Eitan Grinspun, Columbia University
Steven Malcic, Dickinson College
Tabitha Peck, Davidson College
Graham Roberts, The New York Times
Gregory Steirer (moderator), Dickinson College
This program is sponsored by the Clarke Forum for Contemporary Issues and co-sponsored by the Departments of English; International Business & Management; Philosophy; the Film Studies Program; and the Churchill Fund. This program was initiated by the Clarke Forum’s Student Project Managers and it is also part of the Clarke Forum’s Leadership in an Age of Uncertainty Series.
Biographies (provided by the panelists)
Eitan Grinspun is associate professor of computer science and applied mathematics at Columbia University, and co-director of the Columbia Computer Graphics Group. He was an Alfred P. Sloan Research Fellow and NSF CAREER Award recipient, NVIDIA Fellow and a Caltech Everhart Distinguished Lecturer. Prior to joining Columbia University, he was a research scientist at the Courant Institute of Mathematical Sciences from 2003-2004, a doctoral student from the California Institute of Technology until 2003, and an undergraduate at the University of Toronto. He was profiled in The New York Times, Popular Science (“Brilliant 10 Scientists of 2011”), Fast Company (“Most Creative People in Business 2013”), Scientific American, New Scientist, and mentioned in Variety. The NSF-funded technologies developed by his laboratory are found in Adobe Photoshop & Illustrator, major film studios including Disney, Pixar, and Weta Digital, and condensed matter physics laboratories. His film credits include The Hobbit, Rise of the Planet of the Apes, and Steven Spielberg’s The Adventures of Tintin.
Steven Malcic is a visiting assistant professor of film and media studies in the Department of English at Dickinson College, specializing in the areas of media infrastructures, media industries, internet history, and digital culture. His work focuses on the relationship between identity and digital media, having published articles in internationally refereed journals including the Internet Policy Review, Convergence, and the Journal of Information Policy. In 2014, he co-authored a comparative analysis of digital policy in the US and E.U., which was presented to the Federal Communications Commission in Washington, D.C. Malcic holds a Ph.D. in film and media studies from the University of California, Santa Barbara.
Tabitha Peck is a professor of mathematics and computer science at Davidson College. She completed her Ph.D. in computer science from The University of North Carolina at Chapel Hill in 2010 and has worked in numerous virtual reality research labs including the Palo Alto Research Center and the Experimental Virtual Environments (EVENT) Lab for Neuroscience at the University of Barcelona. Her research interests include the psychological implications of fully immersive body-swap illusions, including implications of racism and stereotype threat, and locomotion interfaces in virtual environments. She is an associate editor for Presence: Teleoperators and Virtual Environments and serves on the ACM SIGGRAPH education committee and the IEEE Virtual Reality program committee.
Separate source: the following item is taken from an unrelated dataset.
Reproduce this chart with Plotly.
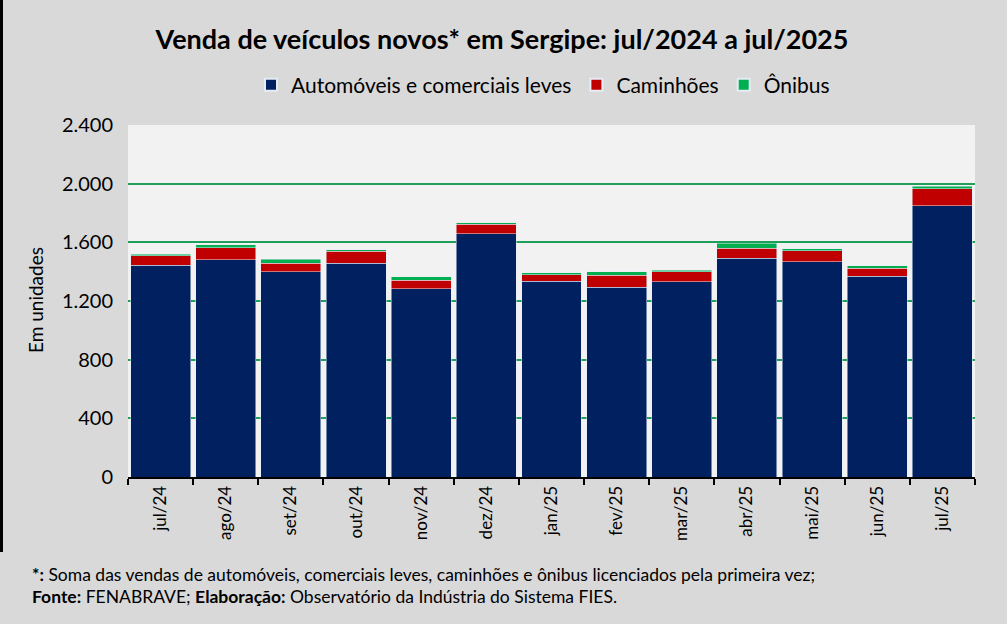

Graham Roberts, director of immersive platforms storytelling at The New York Times, leads an innovation team that explores new approaches in video, motion graphics, and virtual/augmented reality. This includes co-direction of editorial for NYT VR. He has received recognition for his work from a number of award-giving bodies, including the Society of News Design, the Emmy’s, the Edward R. Murrow Awards and the Pulitzer Awards. He also teaches at the CUNY Graduate School of Journalism. He lives in Brooklyn with his wife, Jessica Ferri, a writer and singer and creator of Dearly Departed, their son Roman, and dog Ralphie whose interests include squirrels and skateboards.
Gregory Steirer is an assistant professor of English and film studies at Dickinson College. His scholarship, which has appeared in a variety of journals and edited collections, including Convergence, Postmodern Culture, and Television and New Media, focuses on the technologies, business practices, and regulatory structures of twentieth and twenty-first century media systems. He has served three times as a researcher for the Connected Viewing Initiative of the Carsey-Wolf Center in Santa Barbara and has received a National Endowment for the Humanities Fellowship for 2017-18 in support of his monograph on intellectual property law and the history of the narrative-based franchise.